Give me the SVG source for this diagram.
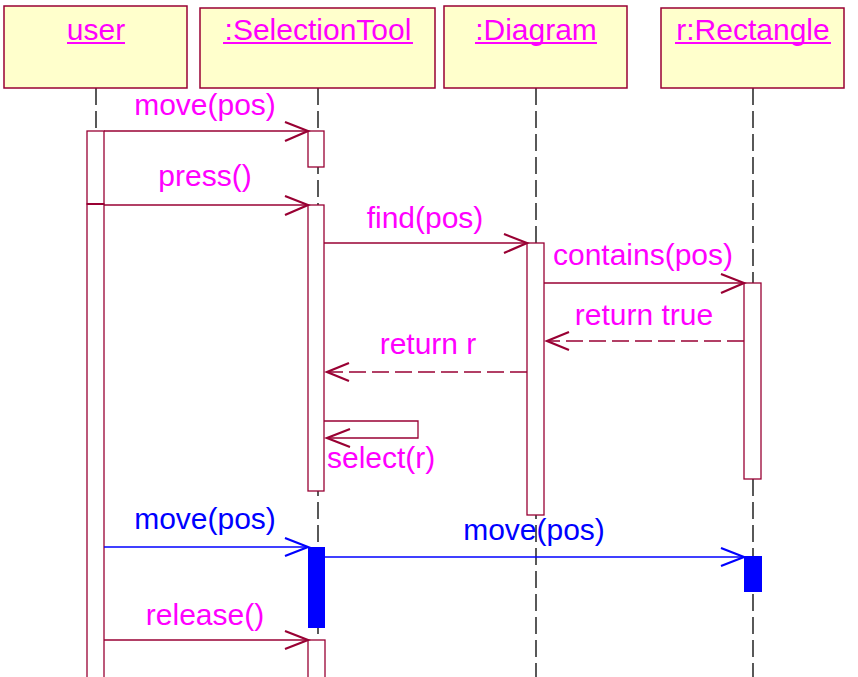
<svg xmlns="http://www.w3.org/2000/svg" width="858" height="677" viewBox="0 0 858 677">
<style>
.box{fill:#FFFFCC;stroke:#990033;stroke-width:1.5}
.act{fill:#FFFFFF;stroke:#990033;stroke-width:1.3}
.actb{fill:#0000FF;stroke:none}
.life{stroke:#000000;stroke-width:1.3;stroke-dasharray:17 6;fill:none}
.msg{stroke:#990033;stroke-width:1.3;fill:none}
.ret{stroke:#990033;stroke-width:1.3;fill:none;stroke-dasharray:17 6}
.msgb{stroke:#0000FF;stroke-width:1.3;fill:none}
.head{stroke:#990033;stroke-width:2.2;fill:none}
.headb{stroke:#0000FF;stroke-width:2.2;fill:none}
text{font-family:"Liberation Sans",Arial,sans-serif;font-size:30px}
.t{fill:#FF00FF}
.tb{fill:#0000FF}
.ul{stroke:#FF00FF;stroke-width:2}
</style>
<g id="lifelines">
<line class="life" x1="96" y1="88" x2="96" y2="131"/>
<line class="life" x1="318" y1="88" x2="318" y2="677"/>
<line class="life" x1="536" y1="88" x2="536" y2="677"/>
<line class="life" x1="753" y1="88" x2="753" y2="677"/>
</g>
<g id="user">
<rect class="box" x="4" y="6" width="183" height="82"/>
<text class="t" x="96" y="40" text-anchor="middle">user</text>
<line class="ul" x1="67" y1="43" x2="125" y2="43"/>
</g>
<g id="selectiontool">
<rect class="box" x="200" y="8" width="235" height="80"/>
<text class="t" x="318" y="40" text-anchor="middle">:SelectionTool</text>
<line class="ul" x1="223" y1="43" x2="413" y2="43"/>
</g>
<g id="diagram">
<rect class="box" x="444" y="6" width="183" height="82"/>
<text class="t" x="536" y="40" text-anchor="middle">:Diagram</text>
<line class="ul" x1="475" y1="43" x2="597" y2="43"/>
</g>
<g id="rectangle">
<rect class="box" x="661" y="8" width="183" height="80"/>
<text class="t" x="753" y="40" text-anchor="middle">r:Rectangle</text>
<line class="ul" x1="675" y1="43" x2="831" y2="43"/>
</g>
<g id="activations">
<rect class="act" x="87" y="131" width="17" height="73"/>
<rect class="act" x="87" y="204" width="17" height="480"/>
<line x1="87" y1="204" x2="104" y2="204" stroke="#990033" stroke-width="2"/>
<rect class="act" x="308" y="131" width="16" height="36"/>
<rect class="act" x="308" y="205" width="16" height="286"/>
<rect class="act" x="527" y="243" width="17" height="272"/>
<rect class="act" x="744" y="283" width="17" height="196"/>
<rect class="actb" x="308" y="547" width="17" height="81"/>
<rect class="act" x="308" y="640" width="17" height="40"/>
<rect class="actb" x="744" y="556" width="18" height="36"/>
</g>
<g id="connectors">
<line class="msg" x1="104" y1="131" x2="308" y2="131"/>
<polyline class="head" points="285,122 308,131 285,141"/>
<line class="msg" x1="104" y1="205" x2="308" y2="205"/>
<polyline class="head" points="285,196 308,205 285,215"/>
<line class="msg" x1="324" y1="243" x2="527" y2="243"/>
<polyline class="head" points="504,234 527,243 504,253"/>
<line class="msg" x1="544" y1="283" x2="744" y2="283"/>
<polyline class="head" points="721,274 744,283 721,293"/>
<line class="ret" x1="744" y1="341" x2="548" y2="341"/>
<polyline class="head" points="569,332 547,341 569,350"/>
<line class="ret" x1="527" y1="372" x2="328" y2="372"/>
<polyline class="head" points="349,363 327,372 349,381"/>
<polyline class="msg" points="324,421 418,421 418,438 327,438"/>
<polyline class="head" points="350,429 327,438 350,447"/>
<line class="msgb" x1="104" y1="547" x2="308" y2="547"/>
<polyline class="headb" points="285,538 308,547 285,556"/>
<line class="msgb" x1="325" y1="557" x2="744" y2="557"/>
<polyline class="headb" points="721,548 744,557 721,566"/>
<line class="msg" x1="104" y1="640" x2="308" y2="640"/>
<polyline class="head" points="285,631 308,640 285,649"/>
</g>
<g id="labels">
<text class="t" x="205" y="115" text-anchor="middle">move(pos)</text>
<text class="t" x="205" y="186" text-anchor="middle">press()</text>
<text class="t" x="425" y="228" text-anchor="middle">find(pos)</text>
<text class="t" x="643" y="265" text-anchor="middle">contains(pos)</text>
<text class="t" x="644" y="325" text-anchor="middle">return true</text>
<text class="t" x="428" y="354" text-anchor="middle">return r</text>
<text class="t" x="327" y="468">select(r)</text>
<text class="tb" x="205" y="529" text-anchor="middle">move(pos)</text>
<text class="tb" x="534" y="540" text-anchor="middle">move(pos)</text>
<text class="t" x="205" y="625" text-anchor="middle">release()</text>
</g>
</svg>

---

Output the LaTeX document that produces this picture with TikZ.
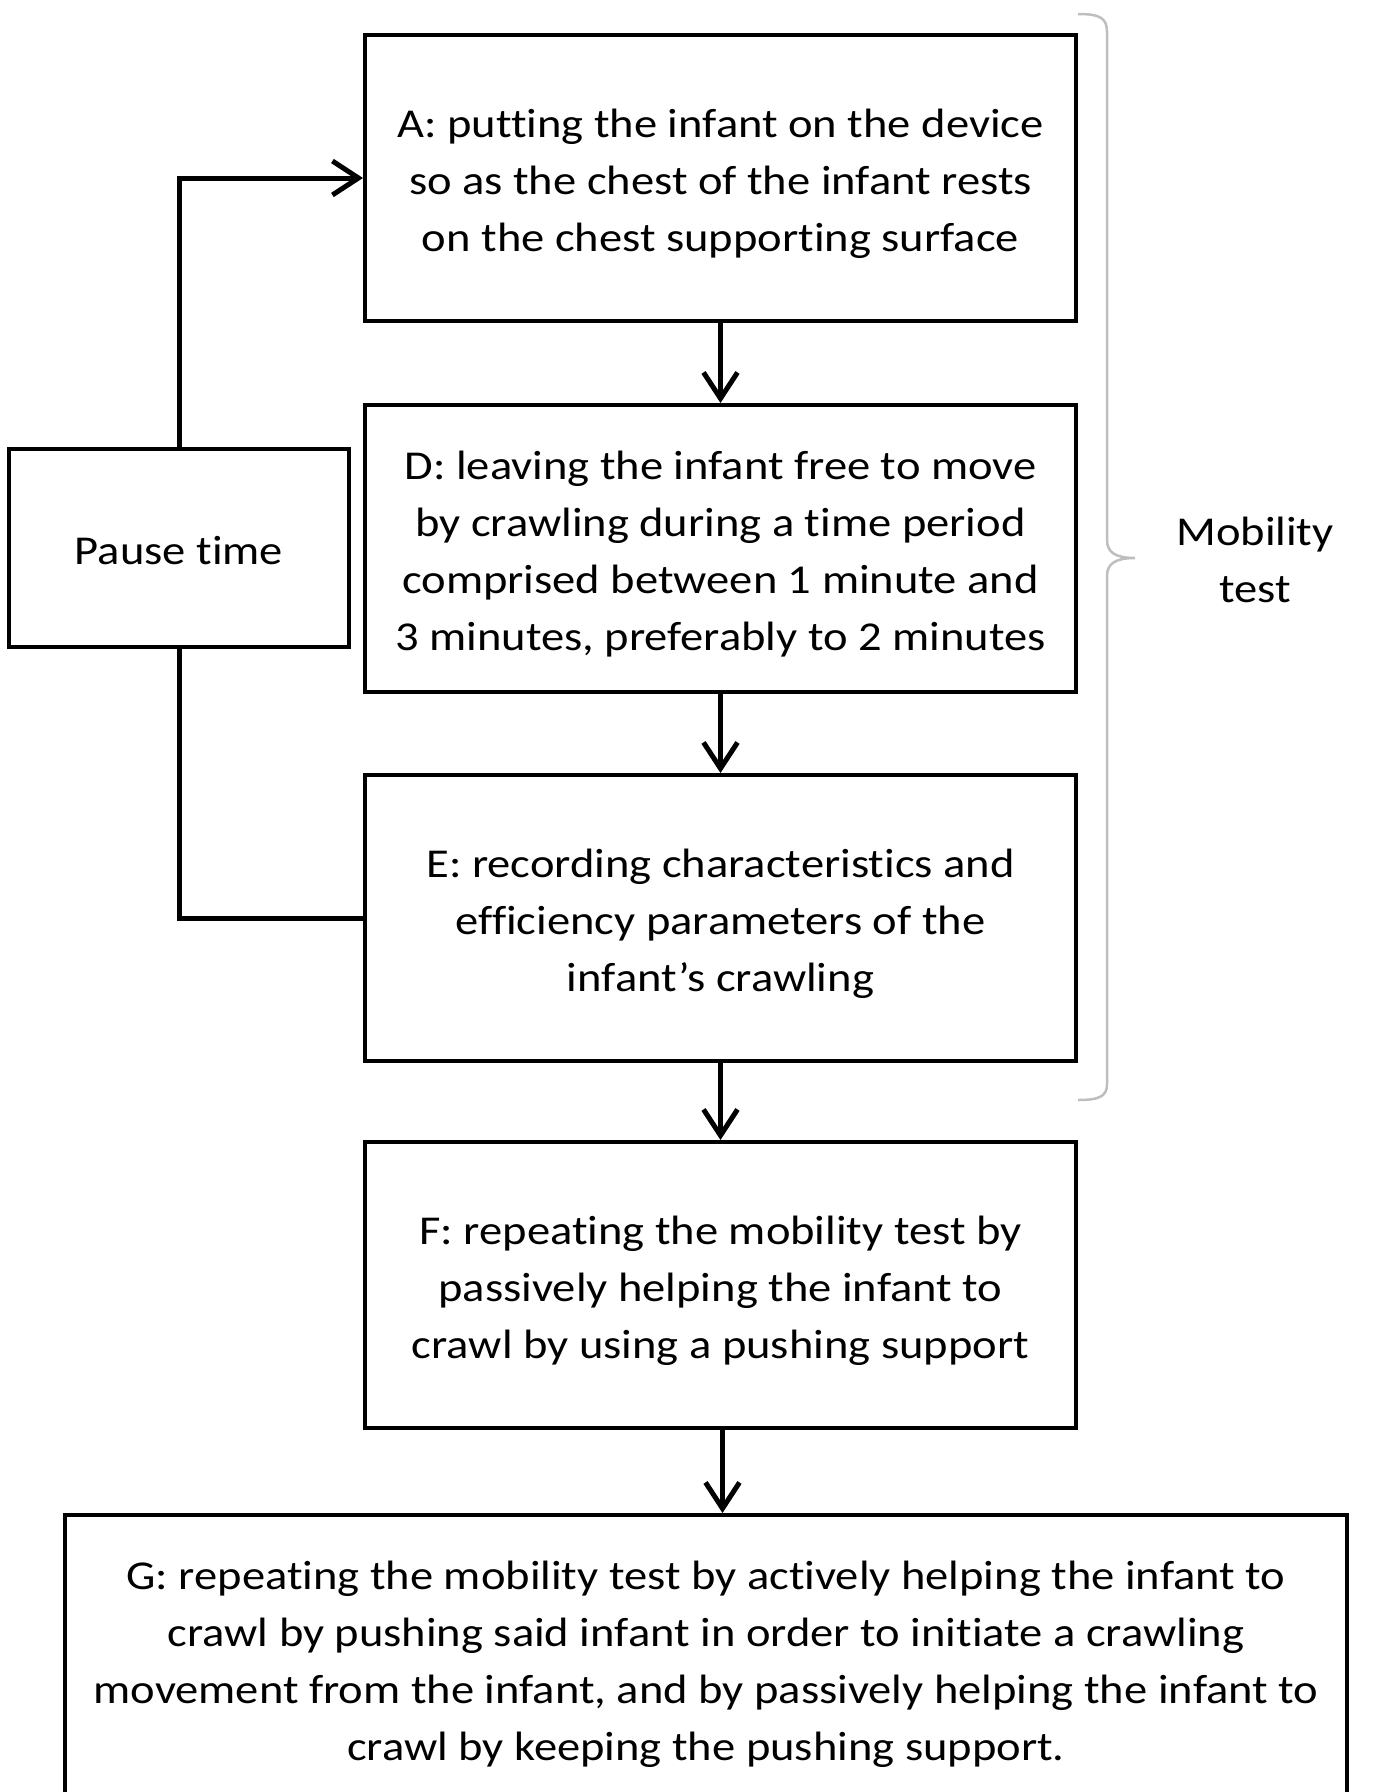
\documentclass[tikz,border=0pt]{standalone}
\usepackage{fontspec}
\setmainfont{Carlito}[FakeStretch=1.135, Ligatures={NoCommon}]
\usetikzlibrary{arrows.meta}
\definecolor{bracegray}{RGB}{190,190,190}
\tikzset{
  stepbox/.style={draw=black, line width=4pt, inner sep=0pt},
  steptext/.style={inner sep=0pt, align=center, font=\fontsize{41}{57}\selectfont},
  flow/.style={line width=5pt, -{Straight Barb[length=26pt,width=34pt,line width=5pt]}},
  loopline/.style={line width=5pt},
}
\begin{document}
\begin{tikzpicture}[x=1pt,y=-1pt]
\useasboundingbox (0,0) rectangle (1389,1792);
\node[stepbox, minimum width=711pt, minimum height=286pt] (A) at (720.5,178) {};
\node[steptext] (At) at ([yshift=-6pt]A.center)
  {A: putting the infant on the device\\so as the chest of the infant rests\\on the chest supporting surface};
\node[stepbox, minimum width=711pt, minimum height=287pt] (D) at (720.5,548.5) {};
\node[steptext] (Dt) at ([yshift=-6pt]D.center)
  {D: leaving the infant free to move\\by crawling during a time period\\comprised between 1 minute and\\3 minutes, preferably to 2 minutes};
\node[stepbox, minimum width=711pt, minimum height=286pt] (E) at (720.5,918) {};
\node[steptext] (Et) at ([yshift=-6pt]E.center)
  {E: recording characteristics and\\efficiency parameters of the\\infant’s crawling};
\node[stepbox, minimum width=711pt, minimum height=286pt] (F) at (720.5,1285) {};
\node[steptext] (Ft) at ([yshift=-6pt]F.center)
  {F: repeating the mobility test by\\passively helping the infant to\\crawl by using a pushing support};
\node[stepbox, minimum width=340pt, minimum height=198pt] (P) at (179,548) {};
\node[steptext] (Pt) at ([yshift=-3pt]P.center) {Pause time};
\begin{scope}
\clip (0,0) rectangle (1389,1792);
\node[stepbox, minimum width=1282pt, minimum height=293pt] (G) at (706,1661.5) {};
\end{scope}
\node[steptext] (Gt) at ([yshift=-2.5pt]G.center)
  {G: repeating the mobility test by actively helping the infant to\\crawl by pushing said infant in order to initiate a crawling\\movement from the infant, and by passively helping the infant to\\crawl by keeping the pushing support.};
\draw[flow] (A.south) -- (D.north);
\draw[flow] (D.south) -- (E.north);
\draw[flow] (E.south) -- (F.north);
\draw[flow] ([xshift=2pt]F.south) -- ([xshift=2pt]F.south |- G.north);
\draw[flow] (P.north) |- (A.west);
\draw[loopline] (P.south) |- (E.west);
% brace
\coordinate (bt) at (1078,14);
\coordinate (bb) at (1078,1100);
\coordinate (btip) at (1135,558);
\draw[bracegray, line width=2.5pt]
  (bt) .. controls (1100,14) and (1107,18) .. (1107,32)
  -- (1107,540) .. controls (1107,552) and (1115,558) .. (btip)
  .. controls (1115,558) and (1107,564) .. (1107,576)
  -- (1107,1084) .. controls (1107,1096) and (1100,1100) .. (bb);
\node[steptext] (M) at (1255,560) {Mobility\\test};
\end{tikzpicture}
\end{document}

---

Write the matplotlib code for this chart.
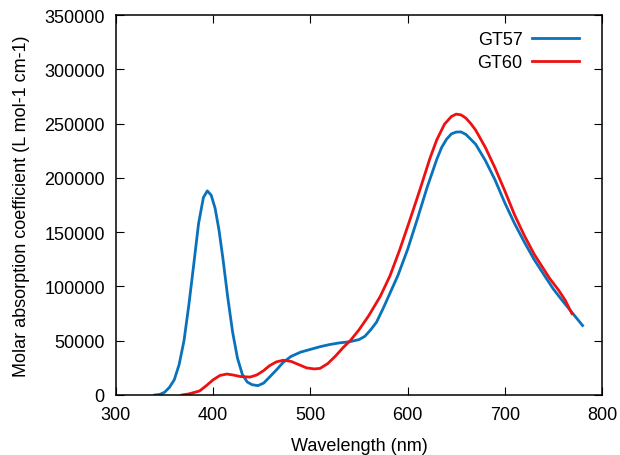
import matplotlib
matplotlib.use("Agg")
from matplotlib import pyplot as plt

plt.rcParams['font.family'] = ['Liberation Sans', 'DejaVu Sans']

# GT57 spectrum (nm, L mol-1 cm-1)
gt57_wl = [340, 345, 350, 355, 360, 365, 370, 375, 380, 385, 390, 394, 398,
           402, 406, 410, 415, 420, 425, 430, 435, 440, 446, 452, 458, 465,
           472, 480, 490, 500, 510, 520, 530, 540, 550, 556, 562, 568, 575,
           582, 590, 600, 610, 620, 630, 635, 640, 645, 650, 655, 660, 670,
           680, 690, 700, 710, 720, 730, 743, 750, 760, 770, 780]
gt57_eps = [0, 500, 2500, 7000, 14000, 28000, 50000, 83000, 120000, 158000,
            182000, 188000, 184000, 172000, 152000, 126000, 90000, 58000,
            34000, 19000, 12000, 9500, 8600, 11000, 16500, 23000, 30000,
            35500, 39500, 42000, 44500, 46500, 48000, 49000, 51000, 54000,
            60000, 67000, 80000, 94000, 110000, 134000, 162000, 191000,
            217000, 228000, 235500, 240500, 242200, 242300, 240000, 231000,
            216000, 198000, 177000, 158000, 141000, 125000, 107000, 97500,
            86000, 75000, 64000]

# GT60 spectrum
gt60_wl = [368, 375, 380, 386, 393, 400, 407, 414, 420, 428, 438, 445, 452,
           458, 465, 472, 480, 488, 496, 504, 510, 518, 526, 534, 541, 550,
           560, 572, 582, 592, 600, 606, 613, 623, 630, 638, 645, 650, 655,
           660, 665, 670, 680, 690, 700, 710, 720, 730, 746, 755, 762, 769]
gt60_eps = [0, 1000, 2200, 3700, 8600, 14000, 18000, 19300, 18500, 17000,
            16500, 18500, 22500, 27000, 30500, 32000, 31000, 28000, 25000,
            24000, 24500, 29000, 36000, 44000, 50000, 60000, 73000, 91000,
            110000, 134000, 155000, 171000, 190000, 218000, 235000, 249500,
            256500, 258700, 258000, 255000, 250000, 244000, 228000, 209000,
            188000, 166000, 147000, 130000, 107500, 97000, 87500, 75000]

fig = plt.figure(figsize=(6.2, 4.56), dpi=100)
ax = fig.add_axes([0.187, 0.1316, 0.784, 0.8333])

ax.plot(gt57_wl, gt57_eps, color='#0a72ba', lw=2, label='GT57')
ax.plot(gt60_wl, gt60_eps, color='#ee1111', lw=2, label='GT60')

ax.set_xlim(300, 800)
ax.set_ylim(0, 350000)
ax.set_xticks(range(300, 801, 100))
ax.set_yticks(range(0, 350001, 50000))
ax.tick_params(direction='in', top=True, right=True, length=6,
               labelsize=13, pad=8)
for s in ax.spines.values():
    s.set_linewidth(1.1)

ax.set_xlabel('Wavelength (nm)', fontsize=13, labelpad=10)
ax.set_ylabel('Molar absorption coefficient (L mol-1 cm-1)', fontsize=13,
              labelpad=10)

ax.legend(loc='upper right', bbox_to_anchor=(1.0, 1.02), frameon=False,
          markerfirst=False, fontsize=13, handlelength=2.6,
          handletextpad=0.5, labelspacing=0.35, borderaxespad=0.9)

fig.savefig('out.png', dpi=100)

---

**Task**
From the line containing "Write the matplotlib code for this chart." through the line containing "86000, 75000, 64000]", copy every line above exactly, without pictures.

**The output**
Write the matplotlib code for this chart.
import matplotlib
matplotlib.use("Agg")
from matplotlib import pyplot as plt

plt.rcParams['font.family'] = ['Liberation Sans', 'DejaVu Sans']

# GT57 spectrum (nm, L mol-1 cm-1)
gt57_wl = [340, 345, 350, 355, 360, 365, 370, 375, 380, 385, 390, 394, 398,
           402, 406, 410, 415, 420, 425, 430, 435, 440, 446, 452, 458, 465,
           472, 480, 490, 500, 510, 520, 530, 540, 550, 556, 562, 568, 575,
           582, 590, 600, 610, 620, 630, 635, 640, 645, 650, 655, 660, 670,
           680, 690, 700, 710, 720, 730, 743, 750, 760, 770, 780]
gt57_eps = [0, 500, 2500, 7000, 14000, 28000, 50000, 83000, 120000, 158000,
            182000, 188000, 184000, 172000, 152000, 126000, 90000, 58000,
            34000, 19000, 12000, 9500, 8600, 11000, 16500, 23000, 30000,
            35500, 39500, 42000, 44500, 46500, 48000, 49000, 51000, 54000,
            60000, 67000, 80000, 94000, 110000, 134000, 162000, 191000,
            217000, 228000, 235500, 240500, 242200, 242300, 240000, 231000,
            216000, 198000, 177000, 158000, 141000, 125000, 107000, 97500,
            86000, 75000, 64000]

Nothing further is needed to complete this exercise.